Irish Same-Sex Couple Unable To Register Their Baby

The couple have been told that they may not be able to register the birth of their baby Willa as the registrars office has requested documentation that prove how the baby was conceived.

A photo of the couple and their baby

A married couple has been left “devastated” after being told they can not register their daughter’s birth due to “issues” surrounding her conception.

Níle O’Hagan, 34 and wife Leanne Byrne have not been able to register the birth of 5 weeks old Willa because of confusion over the rights of same-sex couples at register offices.

Ms O’Hagan said that growing up and being attracted to women, she never thought having children would be a possibility for her.

“But after the marriage equality referendum, it started to seem like it was going to be possible,” she said. “I thought that was the point of the referendum, that we would be treated the same as everybody else.”

The couple made the decision to try for a baby shortly after they got married and were successful after their first attempt with the assistances of a sperm bank.

They discovered in February that Ms Byrne would have to wait to register Ms Byrne on the baby’s birth certificate despite the Children and Family Relationships Act being passed three years ago.

“Leanne is devastated, there’s no other word for it,” Ms O’Hagan said.

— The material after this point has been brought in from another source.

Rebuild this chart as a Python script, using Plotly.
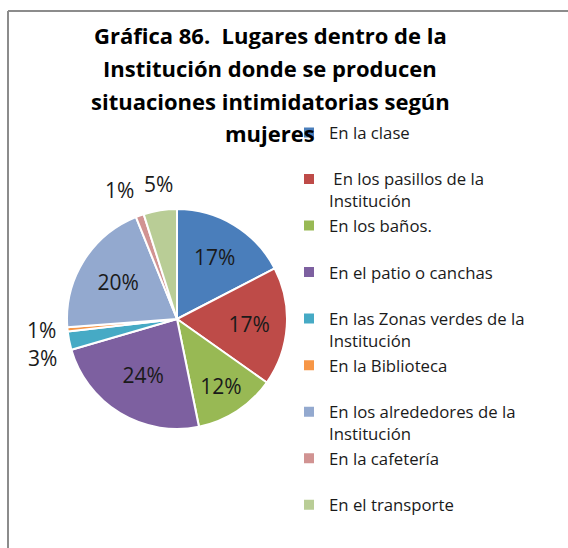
import math
import plotly.graph_objects as go

# Lugares y porcentajes (mujeres)
lugares = [
    "En la clase",
    "&nbsp;En los pasillos de la<br>Institución",
    "En los baños.",
    "En el patio o canchas",
    "En las Zonas verdes de la<br>Institución",
    "En la Biblioteca",
    "En los alrededores de la<br>Institución",
    "En la cafetería",
    "En el transporte",
]
porcentajes = [17.4, 17.4, 12.0, 23.7, 2.7, 0.6, 20.1, 1.2, 4.9]
colores = ["#4A7EBB", "#BE4B48", "#98B954", "#7D60A0", "#46AAC5",
           "#F79646", "#93A9CF", "#D19392", "#B9CD96"]
etiqueta_externa = [False, False, False, False, True, True, False, True, True]

titulo = [
    "Gráfica 86.&nbsp; Lugares dentro de la",
    "Institución donde se producen",
    "situaciones intimidatorias según",
    "mujeres",
]

W, H = 568, 548
cx, cy, r = 177, 319, 110
FONT = "Open Sans"
TXT = "#1A1A1A"

# single-line legend entries (except the last) get a blank second line
# so every slot has the same height
nombres = [l if ("<br>" in l or i == len(lugares) - 1) else l + "<br>&nbsp;"
           for i, l in enumerate(lugares)]

total = sum(porcentajes)
textos = [f"{round(v / total * 100)}%" for v in porcentajes]

fig = go.Figure(go.Pie(
    labels=nombres,
    values=porcentajes,
    sort=False,
    direction="clockwise",
    rotation=0,
    marker=dict(colors=colores, line=dict(color="white", width=2)),
    texttemplate="%{percent:.0%}",
    textposition=["none" if e else "inside" for e in etiqueta_externa],
    insidetextorientation="horizontal",
    textfont=dict(family=FONT, size=21, color=TXT),
    domain=dict(x=[(cx - r) / W, (cx + r) / W],
                y=[(H - cy - r) / H, (H - cy + r) / H]),
    hoverinfo="label+percent",
))

# small slices: labels just outside the rim, along the slice's mid-angle
externas = []
acum = 0.0
for v, t, ext in zip(porcentajes, textos, etiqueta_externa):
    mid = (acum + v / 2) / total * 2 * math.pi
    acum += v
    if not ext:
        continue
    dx, dy = math.sin(mid), -math.cos(mid)
    px, py = cx + (r + 10) * dx, cy + (r + 10) * dy
    xa = "right" if dx < -0.3 else ("left" if dx > 0.3 else "center")
    ya = "bottom" if dy < -0.3 else ("top" if dy > 0.3 else "middle")
    externas.append([px, py, xa, ya, t])

# side labels stacked top-down with a minimum vertical gap
for lado in ("left", "right"):
    grupo = sorted([e for e in externas if e[2] == lado and e[3] == "middle"],
                   key=lambda e: e[1])
    for a, b in zip(grupo, grupo[1:]):
        if b[1] - a[1] < 28:
            b[1] = a[1] + 28

annotations = [
    dict(text=t, x=px / W, y=1 - py / H, xref="paper", yref="paper",
         xanchor=xa, yanchor=ya, showarrow=False,
         font=dict(family=FONT, size=21, color=TXT))
    for px, py, xa, ya, t in externas
]

title_y = [35, 68, 101, 133]
annotations += [
    dict(text=t, x=270 / W, y=1 - yy / H, xref="paper", yref="paper",
         xanchor="center", yanchor="middle", showarrow=False,
         font=dict(family=FONT, size=22, color="#000000", weight="bold"))
    for t, yy in zip(titulo, title_y)
]

fig.update_layout(
    width=W, height=H,
    margin=dict(l=0, r=0, t=0, b=0),
    paper_bgcolor="white",
    plot_bgcolor="white",
    showlegend=True,
    legend=dict(
        x=289 / W, y=1 - 115 / H, xanchor="left", yanchor="top",
        font=dict(family=FONT, size=16.75, color=TXT),
        valign="top", bgcolor="rgba(0,0,0,0)", tracegroupgap=0,
    ),
    annotations=annotations,
    shapes=[
        dict(type="line", xref="paper", yref="paper",
             x0=8 / W, x1=1.0, y0=1 - 11 / H, y1=1 - 11 / H,
             line=dict(color="#8C8C8C", width=2)),
        dict(type="line", xref="paper", yref="paper",
             x0=8 / W, x1=8 / W, y0=0, y1=1 - 11 / H,
             line=dict(color="#8C8C8C", width=2)),
    ],
)

fig.write_html("out.html")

Leanne is worried about not having any legal rights to their baby should anything happen to Níle.

This week the couple discovered that they may not be able to register their daughter at all. The registrar’s office asked for documentation to prove that the couple could be registered.

“We were so, so happy when she was born and it feels like this is taking something from it,” Ms O’Hagan said.

Simon Harris Must Take Immediate Action On Equal Parental Status

In April, Sinn Féin spokesperson for LGBTQI Rights, Senator Fintan Warfield has criticised Minister for Health Simon Harris TD for failing to commence key equal status legislation granting equal parental rights to families who conceive through assisted human reproduction, three years on from its passage through the Oireachtas.

Senator Warfield said:

“Parts 2 and 3 of the Children and Family Relationships Act 2015 give equal parental rights to families who conceive through assisted human reproduction.

“Three years on from the passing of civil marriage equality, it is unacceptable that these aspects of the legislation have yet to be commenced by Government. In many cases, Government are leaving only one parent with legal rights.

“Same-sex families are therefore vulnerable, as the parent without legal rights cannot give medical consent, nor are they recognised as a parent on the birth certificate of their child.

“They cannot give citizenship rights to their child, along with an array of other potential issues.

He sent Simon Harris a letter in which he criticises the lack of action on commencing the amendments to the Act saying that “the delay has left numerous families in ‘legal limbo”.

He has asked for a meeting with Harris and his department officials and some of the parents concerned “as a matter of urgency” in order that the situation may be fully explained.